---- WORKING DATA

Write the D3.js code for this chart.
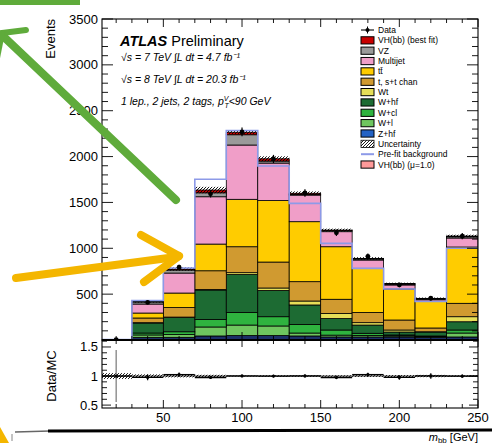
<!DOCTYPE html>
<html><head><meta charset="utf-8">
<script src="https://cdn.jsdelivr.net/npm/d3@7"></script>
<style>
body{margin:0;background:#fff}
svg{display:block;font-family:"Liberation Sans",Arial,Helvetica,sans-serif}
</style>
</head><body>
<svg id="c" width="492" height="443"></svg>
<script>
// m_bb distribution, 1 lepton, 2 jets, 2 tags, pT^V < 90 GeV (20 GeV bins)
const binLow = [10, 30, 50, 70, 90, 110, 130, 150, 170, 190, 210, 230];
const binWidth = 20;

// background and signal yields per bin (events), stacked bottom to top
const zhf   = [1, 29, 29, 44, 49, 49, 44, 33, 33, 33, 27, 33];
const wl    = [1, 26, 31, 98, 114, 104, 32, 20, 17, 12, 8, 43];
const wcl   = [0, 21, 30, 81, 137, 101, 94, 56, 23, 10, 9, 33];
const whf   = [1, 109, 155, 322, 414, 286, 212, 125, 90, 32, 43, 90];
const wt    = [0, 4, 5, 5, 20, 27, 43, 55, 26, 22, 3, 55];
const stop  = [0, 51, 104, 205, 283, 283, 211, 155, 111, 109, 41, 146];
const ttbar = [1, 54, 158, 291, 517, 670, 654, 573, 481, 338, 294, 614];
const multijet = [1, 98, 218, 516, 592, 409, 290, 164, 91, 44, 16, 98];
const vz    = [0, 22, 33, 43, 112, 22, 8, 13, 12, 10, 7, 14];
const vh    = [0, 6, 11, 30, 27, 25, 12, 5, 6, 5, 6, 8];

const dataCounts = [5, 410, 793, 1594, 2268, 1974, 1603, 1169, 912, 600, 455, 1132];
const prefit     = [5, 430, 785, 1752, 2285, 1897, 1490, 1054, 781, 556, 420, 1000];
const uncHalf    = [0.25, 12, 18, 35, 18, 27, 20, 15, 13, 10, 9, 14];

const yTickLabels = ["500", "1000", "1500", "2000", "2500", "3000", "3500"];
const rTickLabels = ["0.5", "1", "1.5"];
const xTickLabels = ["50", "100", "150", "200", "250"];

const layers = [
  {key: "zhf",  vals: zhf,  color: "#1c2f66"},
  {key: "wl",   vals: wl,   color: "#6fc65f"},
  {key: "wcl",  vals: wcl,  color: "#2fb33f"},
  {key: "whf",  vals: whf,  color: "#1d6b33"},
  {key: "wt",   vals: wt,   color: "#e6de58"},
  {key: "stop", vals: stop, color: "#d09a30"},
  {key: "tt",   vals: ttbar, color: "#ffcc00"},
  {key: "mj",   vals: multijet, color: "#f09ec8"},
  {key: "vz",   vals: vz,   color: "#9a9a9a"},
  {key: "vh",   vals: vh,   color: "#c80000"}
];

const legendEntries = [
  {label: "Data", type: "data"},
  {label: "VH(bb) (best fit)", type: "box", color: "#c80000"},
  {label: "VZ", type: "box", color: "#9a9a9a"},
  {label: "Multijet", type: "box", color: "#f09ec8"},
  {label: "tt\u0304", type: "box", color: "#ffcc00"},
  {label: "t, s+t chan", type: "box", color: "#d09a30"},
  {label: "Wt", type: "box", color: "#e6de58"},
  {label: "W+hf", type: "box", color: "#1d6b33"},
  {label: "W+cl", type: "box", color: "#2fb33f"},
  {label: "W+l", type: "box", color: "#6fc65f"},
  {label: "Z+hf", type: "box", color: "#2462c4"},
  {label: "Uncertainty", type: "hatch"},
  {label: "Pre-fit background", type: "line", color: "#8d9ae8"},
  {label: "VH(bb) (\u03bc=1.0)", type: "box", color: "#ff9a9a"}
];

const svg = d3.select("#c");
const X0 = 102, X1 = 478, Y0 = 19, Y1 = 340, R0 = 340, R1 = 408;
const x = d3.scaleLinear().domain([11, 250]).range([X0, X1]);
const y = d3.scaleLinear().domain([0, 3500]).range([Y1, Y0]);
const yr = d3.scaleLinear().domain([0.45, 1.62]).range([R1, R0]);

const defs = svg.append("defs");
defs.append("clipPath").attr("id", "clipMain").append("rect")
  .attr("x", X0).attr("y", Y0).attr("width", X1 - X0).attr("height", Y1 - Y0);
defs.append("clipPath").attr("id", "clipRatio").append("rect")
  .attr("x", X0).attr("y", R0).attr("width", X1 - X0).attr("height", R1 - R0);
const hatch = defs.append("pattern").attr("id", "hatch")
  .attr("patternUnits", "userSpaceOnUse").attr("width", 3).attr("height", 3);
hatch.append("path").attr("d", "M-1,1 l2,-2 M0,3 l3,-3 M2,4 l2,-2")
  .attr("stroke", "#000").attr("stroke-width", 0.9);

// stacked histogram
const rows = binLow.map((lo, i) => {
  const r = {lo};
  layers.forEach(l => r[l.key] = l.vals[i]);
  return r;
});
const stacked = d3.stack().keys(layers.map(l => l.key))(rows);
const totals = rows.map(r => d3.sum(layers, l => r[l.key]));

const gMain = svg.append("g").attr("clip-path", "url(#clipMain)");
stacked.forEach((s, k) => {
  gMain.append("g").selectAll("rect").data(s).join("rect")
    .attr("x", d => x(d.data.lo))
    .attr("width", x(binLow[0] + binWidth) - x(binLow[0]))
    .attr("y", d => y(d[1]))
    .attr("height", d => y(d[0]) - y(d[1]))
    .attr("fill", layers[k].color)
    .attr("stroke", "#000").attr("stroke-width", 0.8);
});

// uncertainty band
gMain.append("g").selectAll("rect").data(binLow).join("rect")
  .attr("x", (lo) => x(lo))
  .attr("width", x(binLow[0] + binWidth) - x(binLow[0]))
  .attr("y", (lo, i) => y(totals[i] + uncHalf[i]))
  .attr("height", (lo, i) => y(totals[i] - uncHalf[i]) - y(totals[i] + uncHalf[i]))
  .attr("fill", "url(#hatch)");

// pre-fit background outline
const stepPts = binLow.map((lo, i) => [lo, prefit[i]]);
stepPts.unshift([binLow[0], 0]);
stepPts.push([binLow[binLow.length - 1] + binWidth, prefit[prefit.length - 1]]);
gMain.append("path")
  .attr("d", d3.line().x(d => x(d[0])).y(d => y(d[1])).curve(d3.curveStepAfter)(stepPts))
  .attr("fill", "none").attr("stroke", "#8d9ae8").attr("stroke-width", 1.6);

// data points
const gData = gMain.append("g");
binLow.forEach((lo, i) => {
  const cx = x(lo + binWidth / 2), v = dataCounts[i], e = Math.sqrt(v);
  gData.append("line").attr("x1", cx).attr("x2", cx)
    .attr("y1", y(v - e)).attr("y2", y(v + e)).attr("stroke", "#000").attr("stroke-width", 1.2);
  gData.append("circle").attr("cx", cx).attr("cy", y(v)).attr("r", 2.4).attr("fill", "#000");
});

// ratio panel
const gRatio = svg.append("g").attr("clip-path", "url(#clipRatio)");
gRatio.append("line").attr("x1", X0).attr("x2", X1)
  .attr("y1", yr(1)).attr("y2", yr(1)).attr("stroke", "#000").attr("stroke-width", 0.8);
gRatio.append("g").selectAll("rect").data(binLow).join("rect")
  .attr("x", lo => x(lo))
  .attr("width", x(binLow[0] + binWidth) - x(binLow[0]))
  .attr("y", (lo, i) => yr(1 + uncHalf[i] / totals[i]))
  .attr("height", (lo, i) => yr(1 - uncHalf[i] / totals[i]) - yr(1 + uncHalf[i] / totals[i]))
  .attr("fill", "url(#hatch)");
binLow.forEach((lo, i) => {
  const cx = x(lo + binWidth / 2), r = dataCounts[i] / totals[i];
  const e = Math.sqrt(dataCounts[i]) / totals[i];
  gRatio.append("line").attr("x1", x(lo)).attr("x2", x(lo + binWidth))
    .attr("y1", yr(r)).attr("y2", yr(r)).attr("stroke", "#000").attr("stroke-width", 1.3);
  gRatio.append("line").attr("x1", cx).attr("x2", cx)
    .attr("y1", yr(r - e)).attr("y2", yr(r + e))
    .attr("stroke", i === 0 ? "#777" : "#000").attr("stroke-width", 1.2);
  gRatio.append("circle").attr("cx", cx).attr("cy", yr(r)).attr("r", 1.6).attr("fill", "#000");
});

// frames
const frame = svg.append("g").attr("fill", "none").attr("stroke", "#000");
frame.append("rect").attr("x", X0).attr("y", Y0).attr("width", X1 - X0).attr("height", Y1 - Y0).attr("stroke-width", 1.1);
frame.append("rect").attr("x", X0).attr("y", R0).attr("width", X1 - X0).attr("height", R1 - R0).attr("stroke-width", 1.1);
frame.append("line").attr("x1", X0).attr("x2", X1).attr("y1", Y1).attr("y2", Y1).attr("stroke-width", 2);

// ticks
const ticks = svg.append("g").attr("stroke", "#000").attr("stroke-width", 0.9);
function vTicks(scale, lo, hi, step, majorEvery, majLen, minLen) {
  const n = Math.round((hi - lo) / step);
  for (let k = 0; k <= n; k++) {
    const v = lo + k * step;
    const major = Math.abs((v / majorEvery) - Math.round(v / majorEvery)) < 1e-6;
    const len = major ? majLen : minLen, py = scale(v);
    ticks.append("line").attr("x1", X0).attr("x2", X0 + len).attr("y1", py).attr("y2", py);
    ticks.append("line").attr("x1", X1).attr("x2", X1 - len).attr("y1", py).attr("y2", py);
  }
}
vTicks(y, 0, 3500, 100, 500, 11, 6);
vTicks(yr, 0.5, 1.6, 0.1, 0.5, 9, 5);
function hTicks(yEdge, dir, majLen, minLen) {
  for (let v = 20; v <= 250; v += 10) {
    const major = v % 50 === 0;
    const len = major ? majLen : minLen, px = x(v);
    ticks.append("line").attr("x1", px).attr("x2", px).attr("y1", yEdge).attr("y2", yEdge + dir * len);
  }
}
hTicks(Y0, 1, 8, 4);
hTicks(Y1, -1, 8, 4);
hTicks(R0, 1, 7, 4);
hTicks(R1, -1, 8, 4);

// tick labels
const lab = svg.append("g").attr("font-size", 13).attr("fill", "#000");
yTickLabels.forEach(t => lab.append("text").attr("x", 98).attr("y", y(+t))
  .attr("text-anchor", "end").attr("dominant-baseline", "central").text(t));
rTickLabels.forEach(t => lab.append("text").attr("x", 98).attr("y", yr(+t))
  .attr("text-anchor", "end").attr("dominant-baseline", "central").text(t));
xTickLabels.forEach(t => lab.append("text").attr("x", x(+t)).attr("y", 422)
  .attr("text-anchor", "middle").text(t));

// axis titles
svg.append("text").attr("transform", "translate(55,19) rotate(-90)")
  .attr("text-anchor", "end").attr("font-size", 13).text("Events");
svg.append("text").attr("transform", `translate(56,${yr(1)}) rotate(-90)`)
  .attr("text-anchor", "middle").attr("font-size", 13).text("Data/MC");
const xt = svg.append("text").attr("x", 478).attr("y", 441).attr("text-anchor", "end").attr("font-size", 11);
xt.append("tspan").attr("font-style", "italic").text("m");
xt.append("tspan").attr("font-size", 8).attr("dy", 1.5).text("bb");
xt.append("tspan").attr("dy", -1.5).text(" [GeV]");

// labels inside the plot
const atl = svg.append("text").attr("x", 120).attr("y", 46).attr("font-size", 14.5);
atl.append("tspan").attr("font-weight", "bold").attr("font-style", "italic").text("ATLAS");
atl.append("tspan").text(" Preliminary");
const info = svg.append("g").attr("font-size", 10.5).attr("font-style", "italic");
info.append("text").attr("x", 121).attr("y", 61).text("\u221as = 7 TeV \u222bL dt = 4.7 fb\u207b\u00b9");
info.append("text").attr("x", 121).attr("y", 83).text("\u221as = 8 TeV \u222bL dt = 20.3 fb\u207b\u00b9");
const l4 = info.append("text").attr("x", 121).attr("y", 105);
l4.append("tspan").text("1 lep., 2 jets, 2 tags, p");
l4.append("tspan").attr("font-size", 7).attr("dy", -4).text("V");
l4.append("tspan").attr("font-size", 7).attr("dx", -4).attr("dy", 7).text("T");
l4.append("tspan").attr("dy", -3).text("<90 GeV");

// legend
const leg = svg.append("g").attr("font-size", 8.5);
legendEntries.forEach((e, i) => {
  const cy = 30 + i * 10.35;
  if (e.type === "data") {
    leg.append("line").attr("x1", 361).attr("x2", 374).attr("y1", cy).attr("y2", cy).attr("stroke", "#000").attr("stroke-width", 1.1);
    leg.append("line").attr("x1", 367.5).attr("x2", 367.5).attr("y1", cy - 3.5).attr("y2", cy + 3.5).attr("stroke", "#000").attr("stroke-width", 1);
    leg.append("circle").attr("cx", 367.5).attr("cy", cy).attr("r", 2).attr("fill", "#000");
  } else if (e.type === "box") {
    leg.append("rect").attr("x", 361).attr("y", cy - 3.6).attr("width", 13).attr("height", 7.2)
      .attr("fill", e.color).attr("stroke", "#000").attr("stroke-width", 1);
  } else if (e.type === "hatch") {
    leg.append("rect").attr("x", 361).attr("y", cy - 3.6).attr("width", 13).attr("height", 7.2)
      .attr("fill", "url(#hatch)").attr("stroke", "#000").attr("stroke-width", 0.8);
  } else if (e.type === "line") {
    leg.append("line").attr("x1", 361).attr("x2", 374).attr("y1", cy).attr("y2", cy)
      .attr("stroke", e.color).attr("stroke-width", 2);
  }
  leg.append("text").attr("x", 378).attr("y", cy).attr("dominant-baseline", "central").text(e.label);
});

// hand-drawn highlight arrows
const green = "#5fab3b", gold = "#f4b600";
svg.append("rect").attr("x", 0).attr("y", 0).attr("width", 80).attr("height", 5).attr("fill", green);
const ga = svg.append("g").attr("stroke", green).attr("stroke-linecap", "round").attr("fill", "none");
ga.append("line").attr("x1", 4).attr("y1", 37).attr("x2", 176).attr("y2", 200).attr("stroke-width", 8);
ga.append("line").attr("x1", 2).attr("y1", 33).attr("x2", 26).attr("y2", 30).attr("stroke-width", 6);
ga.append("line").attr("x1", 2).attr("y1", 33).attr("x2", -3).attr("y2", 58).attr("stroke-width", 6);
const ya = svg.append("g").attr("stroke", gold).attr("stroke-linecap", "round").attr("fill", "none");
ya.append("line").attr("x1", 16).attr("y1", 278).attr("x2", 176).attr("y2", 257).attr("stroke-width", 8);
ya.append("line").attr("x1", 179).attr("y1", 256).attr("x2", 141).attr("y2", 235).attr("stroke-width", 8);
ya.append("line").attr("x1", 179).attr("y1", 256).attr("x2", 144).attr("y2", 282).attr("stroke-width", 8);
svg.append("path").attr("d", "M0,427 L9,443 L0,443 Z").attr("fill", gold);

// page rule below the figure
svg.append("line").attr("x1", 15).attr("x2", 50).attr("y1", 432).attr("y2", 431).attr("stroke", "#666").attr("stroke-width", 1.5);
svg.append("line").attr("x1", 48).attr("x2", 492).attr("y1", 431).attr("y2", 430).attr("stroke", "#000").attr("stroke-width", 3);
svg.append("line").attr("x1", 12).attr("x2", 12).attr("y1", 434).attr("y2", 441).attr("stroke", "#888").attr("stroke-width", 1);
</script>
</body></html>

--------
---- WORKING DATA

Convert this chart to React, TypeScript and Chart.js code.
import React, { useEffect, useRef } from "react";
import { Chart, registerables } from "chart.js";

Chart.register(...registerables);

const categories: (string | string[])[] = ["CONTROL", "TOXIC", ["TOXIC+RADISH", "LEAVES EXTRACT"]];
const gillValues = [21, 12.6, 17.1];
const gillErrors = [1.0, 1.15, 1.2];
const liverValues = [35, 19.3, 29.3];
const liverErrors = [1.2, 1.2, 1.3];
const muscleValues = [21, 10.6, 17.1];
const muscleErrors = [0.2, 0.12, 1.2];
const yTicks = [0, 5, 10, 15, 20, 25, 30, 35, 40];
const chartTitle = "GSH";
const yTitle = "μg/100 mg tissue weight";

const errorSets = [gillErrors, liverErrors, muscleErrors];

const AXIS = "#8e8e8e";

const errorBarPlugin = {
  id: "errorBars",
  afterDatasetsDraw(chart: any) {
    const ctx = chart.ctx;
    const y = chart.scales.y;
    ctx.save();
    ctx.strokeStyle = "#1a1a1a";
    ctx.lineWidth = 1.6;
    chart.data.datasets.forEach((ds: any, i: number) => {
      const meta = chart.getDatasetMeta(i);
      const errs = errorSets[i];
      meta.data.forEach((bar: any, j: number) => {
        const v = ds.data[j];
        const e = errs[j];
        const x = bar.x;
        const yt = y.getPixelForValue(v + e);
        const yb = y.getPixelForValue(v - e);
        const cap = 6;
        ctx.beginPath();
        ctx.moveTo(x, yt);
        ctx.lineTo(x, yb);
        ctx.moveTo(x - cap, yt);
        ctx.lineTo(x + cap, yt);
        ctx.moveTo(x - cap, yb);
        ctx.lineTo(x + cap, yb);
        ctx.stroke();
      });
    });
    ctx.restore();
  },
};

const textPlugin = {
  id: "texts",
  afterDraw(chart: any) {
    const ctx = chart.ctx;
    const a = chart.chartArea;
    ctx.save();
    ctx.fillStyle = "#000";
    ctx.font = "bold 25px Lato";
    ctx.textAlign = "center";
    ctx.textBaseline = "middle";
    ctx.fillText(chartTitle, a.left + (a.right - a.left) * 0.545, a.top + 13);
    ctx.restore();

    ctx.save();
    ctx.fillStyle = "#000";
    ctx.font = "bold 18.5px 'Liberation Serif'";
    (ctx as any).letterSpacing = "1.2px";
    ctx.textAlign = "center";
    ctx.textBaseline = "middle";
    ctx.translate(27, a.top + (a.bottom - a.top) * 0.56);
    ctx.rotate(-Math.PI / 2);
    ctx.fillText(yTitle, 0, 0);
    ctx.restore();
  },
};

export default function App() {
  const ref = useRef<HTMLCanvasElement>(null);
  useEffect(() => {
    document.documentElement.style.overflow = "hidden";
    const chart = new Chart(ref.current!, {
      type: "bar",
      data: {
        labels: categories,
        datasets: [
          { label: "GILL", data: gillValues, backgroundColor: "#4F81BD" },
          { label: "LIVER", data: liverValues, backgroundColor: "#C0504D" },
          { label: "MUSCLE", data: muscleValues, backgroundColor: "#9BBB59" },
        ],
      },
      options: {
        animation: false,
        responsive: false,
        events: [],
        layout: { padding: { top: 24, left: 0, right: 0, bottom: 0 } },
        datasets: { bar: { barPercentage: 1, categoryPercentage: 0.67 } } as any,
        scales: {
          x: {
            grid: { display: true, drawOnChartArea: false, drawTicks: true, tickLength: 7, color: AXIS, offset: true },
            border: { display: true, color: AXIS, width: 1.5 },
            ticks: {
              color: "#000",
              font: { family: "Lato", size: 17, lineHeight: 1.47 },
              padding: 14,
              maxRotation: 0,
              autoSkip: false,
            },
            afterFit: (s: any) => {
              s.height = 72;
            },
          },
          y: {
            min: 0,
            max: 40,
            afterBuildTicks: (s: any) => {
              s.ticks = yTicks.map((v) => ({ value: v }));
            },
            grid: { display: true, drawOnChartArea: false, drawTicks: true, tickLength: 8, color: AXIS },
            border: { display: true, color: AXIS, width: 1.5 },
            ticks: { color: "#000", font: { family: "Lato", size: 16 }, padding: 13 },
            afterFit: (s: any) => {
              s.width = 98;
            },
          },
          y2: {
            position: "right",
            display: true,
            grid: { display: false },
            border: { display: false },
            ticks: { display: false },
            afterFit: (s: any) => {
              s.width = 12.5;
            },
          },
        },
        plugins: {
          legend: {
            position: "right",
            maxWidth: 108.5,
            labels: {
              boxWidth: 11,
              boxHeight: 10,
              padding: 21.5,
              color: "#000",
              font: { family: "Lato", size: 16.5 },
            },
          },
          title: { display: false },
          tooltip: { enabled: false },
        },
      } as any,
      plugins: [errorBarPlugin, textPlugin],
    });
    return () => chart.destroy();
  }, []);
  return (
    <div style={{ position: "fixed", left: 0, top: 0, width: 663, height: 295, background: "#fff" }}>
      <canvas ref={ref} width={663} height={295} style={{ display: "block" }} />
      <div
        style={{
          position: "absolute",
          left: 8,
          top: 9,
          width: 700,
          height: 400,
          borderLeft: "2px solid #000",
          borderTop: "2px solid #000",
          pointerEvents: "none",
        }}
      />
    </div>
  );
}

--------
---- WORKING DATA

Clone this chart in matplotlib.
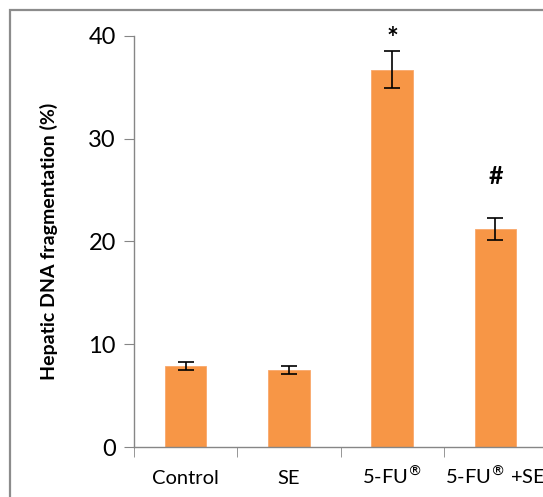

--------

- EXERCISE DETAILS -
Wherever the string "this" appears in the entries above, list that line.

- RESPONSE BELOW -
Write the D3.js code for this chart.
Convert this chart to React, TypeScript and Chart.js code.
Clone this chart in matplotlib.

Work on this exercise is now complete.